Fin dall’aspro inizio, ma sopratutto nei due movimenti che seguono, si ha la sensazione che il compositore voglia evocare una passione o un affetto melodrammatico di tono severo e addirittura in alcuni momenti tragico. Lo suggerisce la scelta tonale d’impianto in minore, lo rimarcano sia la convulsa fuga che innerva l’allegro assai dell’ultimo movimento, sia la marcia-sarabanda cadenzata che sostanzia il secondo movimento Andante che risulta spoglio in stile delle sonate da chiesa.
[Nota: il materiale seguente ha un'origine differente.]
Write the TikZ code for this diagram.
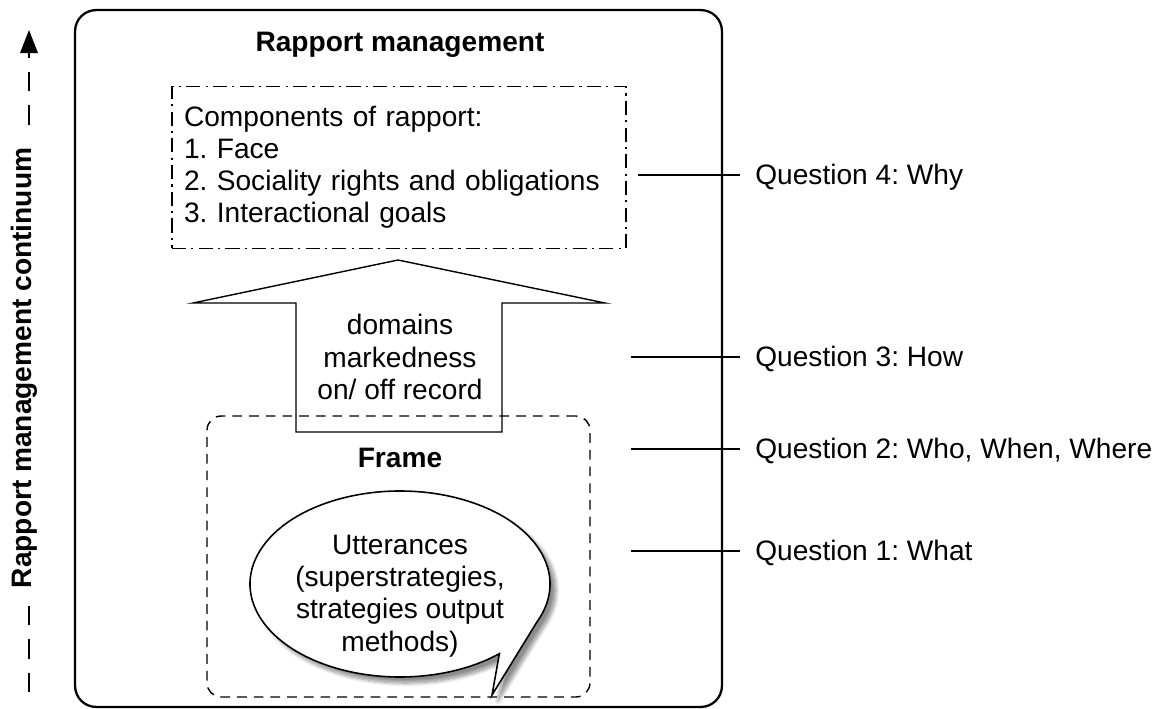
\documentclass[tikz,border=0pt]{standalone}
\usepackage{fontspec}
\setmainfont{Liberation Sans}
\usetikzlibrary{arrows.meta,positioning,shadows.blur}

\begin{document}
\frenchspacing
\begin{tikzpicture}[x=0.02cm,y=-0.02cm,>=Stealth,
  every node/.style={font=\fontsize{16}{18.3}\selectfont,align=center},
  outerbox/.style={draw,line width=1.3pt,rounded corners=12pt,minimum width=12.94cm,minimum height=13.94cm},
  compbox/.style={draw,line width=0.8pt,dash pattern=on 8pt off 3pt on 1.2pt off 3pt,
    minimum width=9.08cm,minimum height=3.24cm,inner xsep=0.24cm,text width=8.6cm,align=left},
  framebox/.style={draw,line width=0.8pt,dash pattern=on 5.5pt off 4pt,rounded corners=8pt,
    minimum width=7.66cm,minimum height=5.62cm},
  bubble/.style={draw,line width=0.9pt,fill=white,line join=miter,
    blur shadow={shadow xshift=1.2mm,shadow yshift=-1.2mm,shadow blur steps=10,shadow opacity=45}},
  qlabel/.style={anchor=west,inner sep=0pt},
  qline/.style={line width=0.8pt}]
\useasboundingbox (0,0) rectangle (1168,708);

% big surrounding box
\node[outerbox] (rapport) at (398.5,358.5) {};
\node[font=\fontsize{16}{18.3}\selectfont\bfseries] (rtitle) at (400,45) {Rapport management};

% components
\node[compbox] (comp) at (399,167.5) {Components of rapport:\\1. Face\\2. Sociality rights and obligations\\3. Interactional goals};

% block arrow with the bases
\draw[line width=0.8pt,fill=white] (296,432) -- (296,303) -- (193,303) -- (398,260)
  -- (605,303) -- (502,303) -- (502,432) -- cycle;
\node (how) at (400,357) {domains\\markedness\\on/ off record};

% frame and utterances
\node[framebox] (frame) at (398.5,556.5) {};
\node[font=\fontsize{16}{18.3}\selectfont\bfseries] (ftitle) at (400,458) {Frame};
\coordinate (bc) at (400,584);
\coordinate (tip) at (492,695);
\draw[bubble] (tip) -- ([shift={(24:150 and 93)}]bc)
  arc[start angle=24,end angle=-311.5,x radius=150,y radius=93] -- cycle;
\node (utter) at (400,596) {Utterances\\(superstrategies,\\strategies output\\methods)};

% questions on the right
\node[qlabel] (q4) at (755,177) {Question 4: Why};
\node[qlabel] (q3) at (755,359) {Question 3: How};
\node[qlabel] (q2) at (755,451) {Question 2: Who, When, Where};
\node[qlabel] (q1) at (755,553) {Question 1: What};
\coordinate (s4) at (638,175);
\coordinate (s3) at (631,357);
\coordinate (s2) at (631,449);
\coordinate (s1) at (631,551);
\coordinate (qend) at (740,0);
\foreach \q in {1,2,3,4}
  \draw[qline] (s\q) -- (s\q -| qend);

% continuum on the left
\coordinate (cbot) at (29,692);
\coordinate (cmid) at (29,52);
\coordinate (ctop) at (29,30);
\draw[line width=1.1pt,dash pattern=on 11pt off 8pt] (cbot) -- (cmid);
\fill (ctop) -- ++(-9,23) -- ++(18,0) -- cycle;
\node[rotate=90,fill=white,inner xsep=6pt,inner ysep=1pt,font=\fontsize{16}{18.3}\selectfont\bfseries] (cont) at (24,368)
  {Rapport management continuum};
\end{tikzpicture}
\end{document}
Nel 1720 quasi certamente furono scritti “Il sospetto” RV199, “L’inquietudine” RV234 e “L’amoroso” RV271, delizioso trittico di passioni ben richiamate da Cesare Fertonani, professore associato nel Dipartimento di Storia delle arti, della musica e dello spettacolo dell’Università di Milano, quando osserva che “si può ammettere in linea di principio l’ipotesi che i concerti siano ispirati a componimenti poetici oggi non identificabili”, non è da escludere che, gli eventuali versetti poetici, fossero scritti dallo stesso Vivaldi.
Le Quattro Stagioni
Come nella serie delle quattro stagioni l’esito meravigliosamente animato e amabilmente verosimile delle “humane passioni” messe in intestazione non influisce sull’esemplare declinazione della struttura consueta del concerto, successione tripartita di movimenti allegro, largo o andante, allegro, in cui la formulazione del dialogo tra violino solista e archi poggia su svelte evoluzioni violinistiche specchiate o moltiplicate dalle risposte in progressione dell’orchestra.
Il favorito
Il concerto intitolato “Il favorito” in Mi minore RV277 è sempre in tre movimenti: allegro, andante, allegro. In esso è facilmente individuabile un riferimento alla vena teatrale di Vivaldi .
“Il favorito” è il concerto più raffinato e architettonicamente più ampio della serie dei concerti titolati. Spicca il trattamento aristocratico e imprevedibile della parte solistica, insieme all’insolita ricchezza dell’accompagnamento, che potrebbe suggerire una particolare cura musicale profusa dall’autore nella stesura del concerto, detto perciò “favorito”.
L’inquietudine
Il concerto in Re maggiore RV 234 “L’inquietudine” colpisce per l’impiego allusivo di stilemi strumentali, sopratutto solistici, declinati altrove da Vivaldi in chiave onomatopeica. Ma ogni suggerimento all’ascolto risulta pleonastico, perché una parte della bellezza e del godimento di questi concerti si guadagna proprio accordando fede alle “humane passioni” promesse dai titoli.

Allegoria, astuta trovata commerciale o audaci incentivi poetico-letterari all’estro inventivo vivaldiano? Di certo un suggerimento d’ascolto forte, da assecondare o rifiutare, ma che ci porta nel cuore dell’immaginazione strumentale barocca, di cui Antonio Vivaldi rimane un protagonista unico.